Please set down all the lines beneath this one exactly, without the pictures.

Source material >>
__________________________________________________

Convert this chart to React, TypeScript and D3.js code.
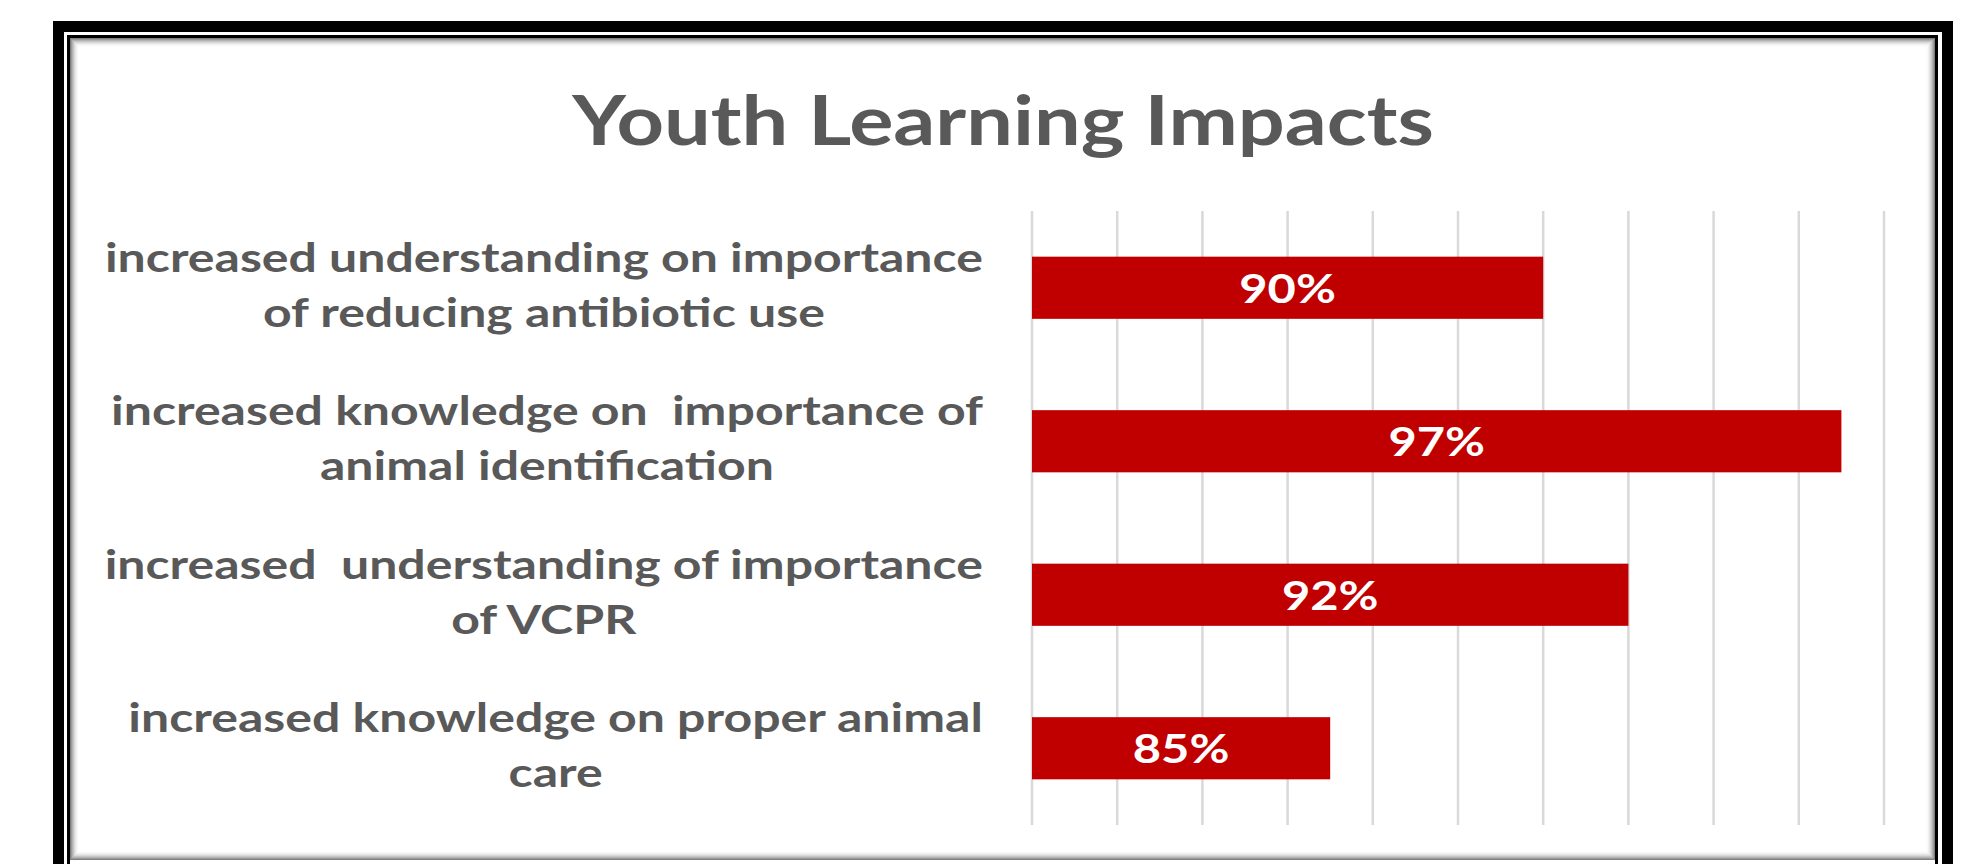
import * as d3 from "d3";
import React, {useEffect, useRef} from "react";

// chart content, top to bottom
const title = "Youth Learning Impacts";
const categories = [
  "increased understanding on importance\nof reducing antibiotic use",
  "increased knowledge on  importance of\nanimal identification",
  "increased  understanding of importance\nof VCPR",
  "increased knowledge on proper animal\ncare",
];
const values = [0.90, 0.97, 0.92, 0.85];
const axisDomain = [0.78, 0.98];
const gridStep = 0.02;

const W = 1984;
const H = 864;

const App: React.FC = () => {
  const svgRef = useRef<SVGSVGElement | null>(null);

  useEffect(() => {
    if (!svgRef.current) {
      return
    }
    const svg = d3.select(svgRef.current);
    svg.selectAll("*").remove();

    const font = "Lato, 'Open Sans', sans-serif";
    const grey = "#595959";
    // the source picture is stretched sideways, so text is widened to match
    const titleStretch = 1.2;
    const labelStretch = 1.25;
    const valueStretch = 1.19;

    // frame: thick black border, thin black line, shadowed panel
    svg.append("rect")
      .attr("x", 58.5).attr("y", 26.5)
      .attr("width", 1889).attr("height", 900)
      .attr("fill", "none").attr("stroke", "#000").attr("stroke-width", 11);
    svg.append("rect")
      .attr("x", 68.5).attr("y", 36.5)
      .attr("width", 1868).attr("height", 900)
      .attr("fill", "none").attr("stroke", "#000").attr("stroke-width", 3);

    const panel = {x: 70, y: 38, w: 1865, h: 822};
    svg.append("rect")
      .attr("x", panel.x).attr("y", panel.y)
      .attr("width", panel.w).attr("height", panel.h)
      .attr("fill", "#fff");
    d3.range(9).forEach(i => {
      svg.append("rect")
        .attr("x", panel.x + i + 0.5).attr("y", panel.y + i + 0.5)
        .attr("width", panel.w - 2 * i - 1).attr("height", panel.h - 2 * i - 1)
        .attr("fill", "none")
        .attr("stroke", "#000")
        .attr("stroke-opacity", 0.5 * Math.pow(1 - i / 9, 2));
    });

    svg.append("text")
      .attr("transform", `translate(1003,145) scale(${titleStretch},1)`)
      .attr("text-anchor", "middle")
      .attr("font-family", font).attr("font-weight", 700)
      .attr("font-size", 69).attr("fill", grey)
      .text(title);

    const plot = {left: 1032, right: 1884, top: 211, bottom: 825};

    const x = d3.scaleLinear().domain(axisDomain).range([plot.left, plot.right]);
    const y = d3.scaleBand<number>()
      .domain(d3.range(categories.length))
      .range([plot.top, plot.bottom])
      .paddingInner(0.595)
      .paddingOuter(0.2975);

    const ticks = d3.range(axisDomain[0], axisDomain[1] + gridStep / 2, gridStep);
    svg.append("g")
      .selectAll("line")
      .data(ticks)
      .enter().append("line")
      .attr("x1", d => x(d)).attr("x2", d => x(d))
      .attr("y1", plot.top).attr("y2", plot.bottom)
      .attr("stroke", "#d9d9d9").attr("stroke-width", 2.5);

    svg.append("g")
      .selectAll("rect")
      .data(values)
      .enter().append("rect")
      .attr("x", x(axisDomain[0]))
      .attr("y", (_, i) => y(i)!)
      .attr("width", d => x(d) - x(axisDomain[0]))
      .attr("height", y.bandwidth())
      .attr("fill", "#c00000");

    svg.append("g")
      .selectAll("text")
      .data(values)
      .enter().append("text")
      .attr("transform", (d, i) =>
        `translate(${(x(d) + x(axisDomain[0])) / 2},${y(i)! + y.bandwidth() / 2 + 15}) scale(${valueStretch},1)`)
      .attr("text-anchor", "middle")
      .attr("font-family", font).attr("font-weight", 700)
      .attr("font-size", 41).attr("fill", "#fff")
      .text(d => d3.format(".0%")(d));

    // category labels: lines centred on each other, block right-aligned
    const labelRight = 983;
    categories.forEach((label, i) => {
      const cy = y(i)! + y.bandwidth() / 2;
      const lines = label.split("\n");
      const g = svg.append("g");
      const texts = lines.map(line =>
        g.append("text")
          .attr("text-anchor", "middle")
          .attr("font-family", font).attr("font-weight", 700)
          .attr("font-size", 40).attr("fill", grey)
          .style("white-space", "pre")
          .text(line)
      );
      const widest = (d3.max(texts, t => (t.node() as SVGTextElement).getComputedTextLength()) || 0) * labelStretch;
      texts.forEach((t, j) =>
        t.attr("transform", `translate(${labelRight - widest / 2},${cy - 16 + j * 55}) scale(${labelStretch},1)`));
    });
  }, []);

  return (
    <svg
      ref={svgRef}
      width={W}
      height={H}
      style={{position: "absolute", left: 0, top: 0, background: "#fff"}}
    />
  );
}

export default App;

__________________________________________________

Completed task >>
Convert this chart to React, TypeScript and D3.js code.
import * as d3 from "d3";
import React, {useEffect, useRef} from "react";

// chart content, top to bottom
const title = "Youth Learning Impacts";
const categories = [
  "increased understanding on importance\nof reducing antibiotic use",
  "increased knowledge on  importance of\nanimal identification",
  "increased  understanding of importance\nof VCPR",
  "increased knowledge on proper animal\ncare",
];
const values = [0.90, 0.97, 0.92, 0.85];
const axisDomain = [0.78, 0.98];
const gridStep = 0.02;

const W = 1984;
const H = 864;

const App: React.FC = () => {
  const svgRef = useRef<SVGSVGElement | null>(null);

  useEffect(() => {
    if (!svgRef.current) {
      return
    }
    const svg = d3.select(svgRef.current);
    svg.selectAll("*").remove();

    const font = "Lato, 'Open Sans', sans-serif";
    const grey = "#595959";
    // the source picture is stretched sideways, so text is widened to match
    const titleStretch = 1.2;
    const labelStretch = 1.25;
    const valueStretch = 1.19;

    // frame: thick black border, thin black line, shadowed panel
    svg.append("rect")
      .attr("x", 58.5).attr("y", 26.5)
      .attr("width", 1889).attr("height", 900)
      .attr("fill", "none").attr("stroke", "#000").attr("stroke-width", 11);
    svg.append("rect")
      .attr("x", 68.5).attr("y", 36.5)
      .attr("width", 1868).attr("height", 900)
      .attr("fill", "none").attr("stroke", "#000").attr("stroke-width", 3);

    const panel = {x: 70, y: 38, w: 1865, h: 822};
    svg.append("rect")
      .attr("x", panel.x).attr("y", panel.y)
      .attr("width", panel.w).attr("height", panel.h)
      .attr("fill", "#fff");
    d3.range(9).forEach(i => {
      svg.append("rect")
        .attr("x", panel.x + i + 0.5).attr("y", panel.y + i + 0.5)
        .attr("width", panel.w - 2 * i - 1).attr("height", panel.h - 2 * i - 1)
        .attr("fill", "none")
        .attr("stroke", "#000")
        .attr("stroke-opacity", 0.5 * Math.pow(1 - i / 9, 2));
    });

    svg.append("text")
      .attr("transform", `translate(1003,145) scale(${titleStretch},1)`)
      .attr("text-anchor", "middle")
      .attr("font-family", font).attr("font-weight", 700)
      .attr("font-size", 69).attr("fill", grey)
      .text(title);

    const plot = {left: 1032, right: 1884, top: 211, bottom: 825};

    const x = d3.scaleLinear().domain(axisDomain).range([plot.left, plot.right]);
    const y = d3.scaleBand<number>()
      .domain(d3.range(categories.length))
      .range([plot.top, plot.bottom])
      .paddingInner(0.595)
      .paddingOuter(0.2975);

    const ticks = d3.range(axisDomain[0], axisDomain[1] + gridStep / 2, gridStep);
    svg.append("g")
      .selectAll("line")
      .data(ticks)
      .enter().append("line")
      .attr("x1", d => x(d)).attr("x2", d => x(d))
      .attr("y1", plot.top).attr("y2", plot.bottom)
      .attr("stroke", "#d9d9d9").attr("stroke-width", 2.5);

    svg.append("g")
      .selectAll("rect")
      .data(values)
      .enter().append("rect")
      .attr("x", x(axisDomain[0]))
      .attr("y", (_, i) => y(i)!)
      .attr("width", d => x(d) - x(axisDomain[0]))
      .attr("height", y.bandwidth())
      .attr("fill", "#c00000");

    svg.append("g")
      .selectAll("text")
      .data(values)
      .enter().append("text")
      .attr("transform", (d, i) =>
        `translate(${(x(d) + x(axisDomain[0])) / 2},${y(i)! + y.bandwidth() / 2 + 15}) scale(${valueStretch},1)`)
      .attr("text-anchor", "middle")
      .attr("font-family", font).attr("font-weight", 700)
      .attr("font-size", 41).attr("fill", "#fff")
      .text(d => d3.format(".0%")(d));

    // category labels: lines centred on each other, block right-aligned
    const labelRight = 983;
    categories.forEach((label, i) => {
      const cy = y(i)! + y.bandwidth() / 2;
      const lines = label.split("\n");
      const g = svg.append("g");
      const texts = lines.map(line =>
        g.append("text")
          .attr("text-anchor", "middle")
          .attr("font-family", font).attr("font-weight", 700)
          .attr("font-size", 40).attr("fill", grey)
          .style("white-space", "pre")
          .text(line)
      );
      const widest = (d3.max(texts, t => (t.node() as SVGTextElement).getComputedTextLength()) || 0) * labelStretch;
      texts.forEach((t, j) =>
        t.attr("transform", `translate(${labelRight - widest / 2},${cy - 16 + j * 55}) scale(${labelStretch},1)`));
    });
  }, []);

  return (
    <svg
      ref={svgRef}
      width={W}
      height={H}
      style={{position: "absolute", left: 0, top: 0, background: "#fff"}}
    />
  );
}

export default App;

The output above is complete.